■ **PROVIDED DATA**
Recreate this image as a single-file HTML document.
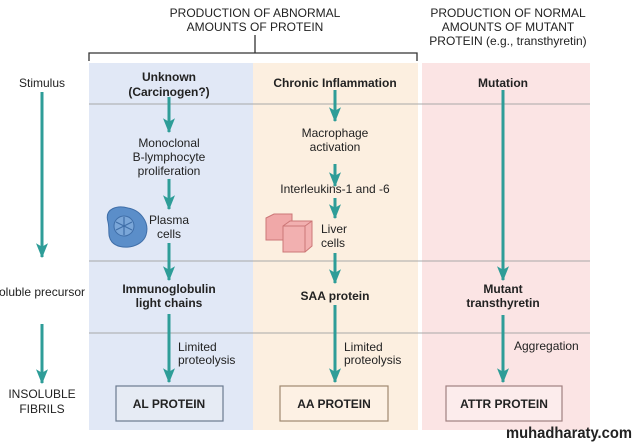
<!DOCTYPE html>
<html><head><meta charset="utf-8"><style>
html,body{margin:0;padding:0;background:#fff;}
svg{display:block;}
text{font-family:"Liberation Sans",Arial,sans-serif;fill:#222;}
.b{font-weight:bold;}
</style></head><body>
<svg width="639" height="445" viewBox="0 0 639 445" xmlns="http://www.w3.org/2000/svg">
<defs>
<marker id="ah" markerWidth="5" markerHeight="4" refX="4.6" refY="2" orient="auto" markerUnits="strokeWidth" viewBox="0 0 5 4">
<path d="M0,0 L1.2,2 L0,4 L5,2 Z" fill="#2e9d98"/>
</marker>
</defs>
<rect x="89" y="63" width="164" height="367" fill="#e1e8f6"/>
<rect x="253" y="63" width="165" height="367" fill="#fcefe0"/>
<rect x="422" y="63" width="168" height="367" fill="#fbe4e4"/>
<g stroke="#a8a8a8" stroke-width="1">
<line x1="89" y1="104" x2="590" y2="104"/>
<line x1="89" y1="261" x2="590" y2="261"/>
<line x1="89" y1="333" x2="590" y2="333"/>
</g>
<g stroke="#333" stroke-width="1.3" fill="none">
<path d="M89,61 V53 H417 V61"/>
<line x1="255" y1="35" x2="255" y2="53"/>
</g>
<g font-size="12" text-anchor="middle">
<text x="255" y="17">PRODUCTION OF ABNORMAL</text>
<text x="255" y="31">AMOUNTS OF PROTEIN</text>
<text x="508" y="17">PRODUCTION OF NORMAL</text>
<text x="508" y="31">AMOUNTS OF MUTANT</text>
<text x="508" y="45">PROTEIN (e.g., transthyretin)</text>
</g>
<g font-size="12" text-anchor="middle">
<text x="42" y="87">Stimulus</text>
<text x="42" y="296">oluble precursor</text>
<text x="42" y="398">INSOLUBLE</text>
<text x="42" y="413">FIBRILS</text>
</g>
<g stroke="#2e9d98" stroke-width="3" marker-end="url(#ah)">
<line x1="42" y1="92" x2="42" y2="257"/>
<line x1="42" y1="324" x2="42" y2="383"/>
<line x1="169" y1="97" x2="169" y2="132"/>
<line x1="169" y1="179" x2="169" y2="209"/>
<line x1="169" y1="243" x2="169" y2="280"/>
<line x1="169" y1="314" x2="169" y2="382"/>
<line x1="335" y1="90" x2="335" y2="121"/>
<line x1="335" y1="164" x2="335" y2="186"/>
<line x1="335" y1="198" x2="335" y2="218"/>
<line x1="335" y1="253" x2="335" y2="283"/>
<line x1="335" y1="305" x2="335" y2="382"/>
<line x1="503" y1="90" x2="503" y2="280"/>
<line x1="503" y1="315" x2="503" y2="382"/>
</g>
<g font-size="12" text-anchor="middle">
<text class="b" x="169" y="81">Unknown</text>
<text class="b" x="169" y="96">(Carcinogen?)</text>
<text x="169" y="147">Monoclonal</text>
<text x="169" y="161">B-lymphocyte</text>
<text x="169" y="175">proliferation</text>
<text x="169" y="224">Plasma</text>
<text x="169" y="238">cells</text>
<text class="b" x="169" y="293">Immunoglobulin</text>
<text class="b" x="169" y="307">light chains</text>
<text x="178" y="351" text-anchor="start">Limited</text>
<text x="178" y="364" text-anchor="start">proteolysis</text>
</g>
<g>
<path d="M108,222 C104,208 118,205 128,208 C140,210 150,222 146,235 C142,248 120,251 112,242 C107,236 110,230 108,222 Z" fill="#5b8ec9" stroke="#3f6ea8" stroke-width="1"/>
<circle cx="124" cy="226" r="10" fill="#7aa6d8" stroke="#3f6ea8" stroke-width="1"/>
<g stroke="#3f6ea8" stroke-width="1.2"><line x1="124" y1="217" x2="124" y2="235"/><line x1="116" y1="222" x2="132" y2="230"/><line x1="116" y1="230" x2="132" y2="222"/></g>
</g>
<g font-size="12" text-anchor="middle">
<text class="b" x="335" y="87">Chronic Inflammation</text>
<text x="335" y="137">Macrophage</text>
<text x="335" y="151">activation</text>
<text x="335" y="193">Interleukins-1 and -6</text>
<text x="321" y="233" text-anchor="start">Liver</text>
<text x="321" y="247" text-anchor="start">cells</text>
<text class="b" x="335" y="300">SAA protein</text>
<text x="344" y="351" text-anchor="start">Limited</text>
<text x="344" y="364" text-anchor="start">proteolysis</text>
</g>
<g stroke="#c77" stroke-width="1">
<path d="M266,218 L274,214 L292,214 L292,236 L284,240 L266,240 Z" fill="#f0a8a8"/>
<path d="M283,226 L290,221 L312,221 L312,246 L305,252 L283,252 Z" fill="#f2b0b0"/>
<path d="M283,226 L305,226 L305,252" fill="none"/>
<path d="M305,226 L312,221" fill="none"/>
</g>
<g font-size="12" text-anchor="middle">
<text class="b" x="503" y="87">Mutation</text>
<text class="b" x="503" y="293">Mutant</text>
<text class="b" x="503" y="307">transthyretin</text>
<text x="514" y="350" text-anchor="start">Aggregation</text>
</g>
<g stroke-width="1.2">
<rect x="116" y="386" width="107" height="35" fill="#e6ebf4" stroke="#6b7a90"/>
<rect x="280" y="386" width="108" height="35" fill="#fdf1e4" stroke="#a08870"/>
<rect x="446" y="386" width="116" height="35" fill="#fcecec" stroke="#a08080"/>
</g>
<g font-size="12" text-anchor="middle">
<text class="b" x="169" y="408">AL PROTEIN</text>
<text class="b" x="334" y="408">AA PROTEIN</text>
<text class="b" x="504" y="408">ATTR PROTEIN</text>
</g>
<text x="506" y="438" font-size="16" font-weight="bold" fill="#111" textLength="126" lengthAdjust="spacingAndGlyphs">muhadharaty.com</text>
</svg>
</body></html>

■ **JOB**
Leave every image out, and retype the material exactly.

■ **WRITTEN RESPONSE**
Recreate this image as a single-file HTML document.
<!DOCTYPE html>
<html><head><meta charset="utf-8"><style>
html,body{margin:0;padding:0;background:#fff;}
svg{display:block;}
text{font-family:"Liberation Sans",Arial,sans-serif;fill:#222;}
.b{font-weight:bold;}
</style></head><body>
<svg width="639" height="445" viewBox="0 0 639 445" xmlns="http://www.w3.org/2000/svg">
<defs>
<marker id="ah" markerWidth="5" markerHeight="4" refX="4.6" refY="2" orient="auto" markerUnits="strokeWidth" viewBox="0 0 5 4">
<path d="M0,0 L1.2,2 L0,4 L5,2 Z" fill="#2e9d98"/>
</marker>
</defs>
<rect x="89" y="63" width="164" height="367" fill="#e1e8f6"/>
<rect x="253" y="63" width="165" height="367" fill="#fcefe0"/>
<rect x="422" y="63" width="168" height="367" fill="#fbe4e4"/>
<g stroke="#a8a8a8" stroke-width="1">
<line x1="89" y1="104" x2="590" y2="104"/>
<line x1="89" y1="261" x2="590" y2="261"/>
<line x1="89" y1="333" x2="590" y2="333"/>
</g>
<g stroke="#333" stroke-width="1.3" fill="none">
<path d="M89,61 V53 H417 V61"/>
<line x1="255" y1="35" x2="255" y2="53"/>
</g>
<g font-size="12" text-anchor="middle">
<text x="255" y="17">PRODUCTION OF ABNORMAL</text>
<text x="255" y="31">AMOUNTS OF PROTEIN</text>
<text x="508" y="17">PRODUCTION OF NORMAL</text>
<text x="508" y="31">AMOUNTS OF MUTANT</text>
<text x="508" y="45">PROTEIN (e.g., transthyretin)</text>
</g>
<g font-size="12" text-anchor="middle">
<text x="42" y="87">Stimulus</text>
<text x="42" y="296">oluble precursor</text>
<text x="42" y="398">INSOLUBLE</text>
<text x="42" y="413">FIBRILS</text>
</g>
<g stroke="#2e9d98" stroke-width="3" marker-end="url(#ah)">
<line x1="42" y1="92" x2="42" y2="257"/>
<line x1="42" y1="324" x2="42" y2="383"/>
<line x1="169" y1="97" x2="169" y2="132"/>
<line x1="169" y1="179" x2="169" y2="209"/>
<line x1="169" y1="243" x2="169" y2="280"/>
<line x1="169" y1="314" x2="169" y2="382"/>
<line x1="335" y1="90" x2="335" y2="121"/>
<line x1="335" y1="164" x2="335" y2="186"/>
<line x1="335" y1="198" x2="335" y2="218"/>
<line x1="335" y1="253" x2="335" y2="283"/>
<line x1="335" y1="305" x2="335" y2="382"/>
<line x1="503" y1="90" x2="503" y2="280"/>
<line x1="503" y1="315" x2="503" y2="382"/>
</g>
<g font-size="12" text-anchor="middle">
<text class="b" x="169" y="81">Unknown</text>
<text class="b" x="169" y="96">(Carcinogen?)</text>
<text x="169" y="147">Monoclonal</text>
<text x="169" y="161">B-lymphocyte</text>
<text x="169" y="175">proliferation</text>
<text x="169" y="224">Plasma</text>
<text x="169" y="238">cells</text>
<text class="b" x="169" y="293">Immunoglobulin</text>
<text class="b" x="169" y="307">light chains</text>
<text x="178" y="351" text-anchor="start">Limited</text>
<text x="178" y="364" text-anchor="start">proteolysis</text>
</g>
<g>
<path d="M108,222 C104,208 118,205 128,208 C140,210 150,222 146,235 C142,248 120,251 112,242 C107,236 110,230 108,222 Z" fill="#5b8ec9" stroke="#3f6ea8" stroke-width="1"/>
<circle cx="124" cy="226" r="10" fill="#7aa6d8" stroke="#3f6ea8" stroke-width="1"/>
<g stroke="#3f6ea8" stroke-width="1.2"><line x1="124" y1="217" x2="124" y2="235"/><line x1="116" y1="222" x2="132" y2="230"/><line x1="116" y1="230" x2="132" y2="222"/></g>
</g>
<g font-size="12" text-anchor="middle">
<text class="b" x="335" y="87">Chronic Inflammation</text>
<text x="335" y="137">Macrophage</text>
<text x="335" y="151">activation</text>
<text x="335" y="193">Interleukins-1 and -6</text>
<text x="321" y="233" text-anchor="start">Liver</text>
<text x="321" y="247" text-anchor="start">cells</text>
<text class="b" x="335" y="300">SAA protein</text>
<text x="344" y="351" text-anchor="start">Limited</text>
<text x="344" y="364" text-anchor="start">proteolysis</text>
</g>
<g stroke="#c77" stroke-width="1">
<path d="M266,218 L274,214 L292,214 L292,236 L284,240 L266,240 Z" fill="#f0a8a8"/>
<path d="M283,226 L290,221 L312,221 L312,246 L305,252 L283,252 Z" fill="#f2b0b0"/>
<path d="M283,226 L305,226 L305,252" fill="none"/>
<path d="M305,226 L312,221" fill="none"/>
</g>
<g font-size="12" text-anchor="middle">
<text class="b" x="503" y="87">Mutation</text>
<text class="b" x="503" y="293">Mutant</text>
<text class="b" x="503" y="307">transthyretin</text>
<text x="514" y="350" text-anchor="start">Aggregation</text>
</g>
<g stroke-width="1.2">
<rect x="116" y="386" width="107" height="35" fill="#e6ebf4" stroke="#6b7a90"/>
<rect x="280" y="386" width="108" height="35" fill="#fdf1e4" stroke="#a08870"/>
<rect x="446" y="386" width="116" height="35" fill="#fcecec" stroke="#a08080"/>
</g>
<g font-size="12" text-anchor="middle">
<text class="b" x="169" y="408">AL PROTEIN</text>
<text class="b" x="334" y="408">AA PROTEIN</text>
<text class="b" x="504" y="408">ATTR PROTEIN</text>
</g>
<text x="506" y="438" font-size="16" font-weight="bold" fill="#111" textLength="126" lengthAdjust="spacingAndGlyphs">muhadharaty.com</text>
</svg>
</body></html>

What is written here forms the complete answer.